Dolphin House is a spectacular site, which is the home to a large school of bottlenose dolphins. Now listed as a national park with an entrance charge, it is subject to a number of restrictions that limit the amount of human traffic and is policed diligently by the Red Sea Rangers. The site itself is a round coral ridge with a shallow (6m) hollow in the middle. It is about 60m across at the widest part and can reach good depths along the outside. Dolphin House is a full day trip.
For our first dive we dropped off on the south side and swam westwards, with a mild current. The reef is swarming with Blue Trigger fish and an occasional Titan Trigger snapping at our toes. Expanding corals branch out over rocks with Angelfish lazily meandering through the chaos, Wrasse of all sizes darting around, eyes wide and curious to see if we are edible, and a Hawksbill turtle scooting along the reef in search of tasty morsels.

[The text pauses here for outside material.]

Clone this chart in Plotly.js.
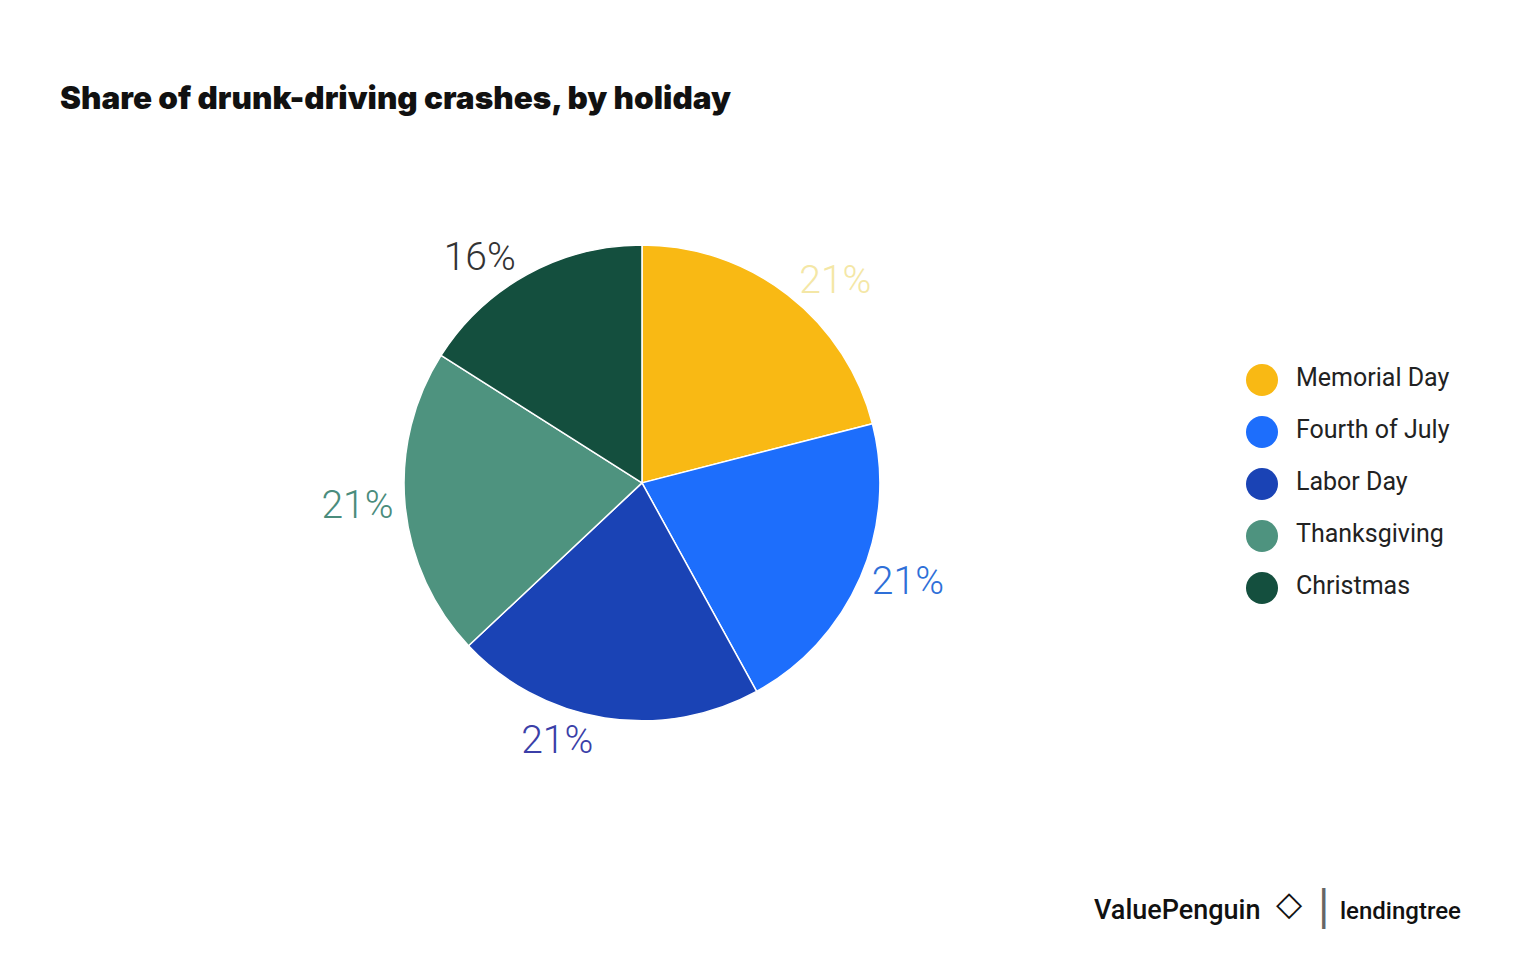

After a delicious lunch prepared by the crew, we headed to our second dive on the north west of the atoll, through a maze puzzle of large boulders and swim thru’s, past a garden of anemones rich with ‘Nemos’ all dancing around protecting their patch. We came to a long exciting swim thru where occasional shafts of light dazzle sporadically into the caves and revealed a grouper conspicuously hidden under a rock. Along the sandy bottom, you also catch sight of Gobi’s acting as security guards for shrimps building homes in the sand and Scorpion fish concealing themselves against the rocks. We surfaced after a breathtaking dive to hear the snorkellers all squealing with delight at having swum with dozens of playful Dolphins.
After an extended stay in Marsa Shagra, we had run out of time, with the Pyramids still on our "must see" list. So with promises to return, we hit Cairo for an incredible day of sight seeing. To describe the Pyramids would take days – they are amazing! In Egypt, we had seen the best that man has made and the most beautiful of what nature has conceived and returned home invigorated after an awe-inspiring holiday.
- UK/Ireland to Marsa Alam is difficult to find, try www.xl.com
- Alternatively fly to Hurghada or Luxor and taxi/bus to Marsa Alam www.thomson.co.uk or www.redseaflights.com
- Trains are cheap, reliable and comfortable for times see www.seat61.com/Egypt
- Buses are very, very cheap, but you have to talk to the locals to get times.
Marsa Shagra Ecolodge:
Website – www.redsea-divingsafari.com. In Marsa Shagra there were three choices ranging in price from;
- Tent – 35 euro, on the beach, electricity, shared bathroom facilities.
- Hut – 45 euro, on the beach, electricity, shared bathroom facilities.
- Chalet – 55 euro, above the beach, with aircon, and private bathroom.
This price includes 3 meals a day as well as no end of soft drinks and water. Breakfast and dinner are served buffet style with lunch as a set meal.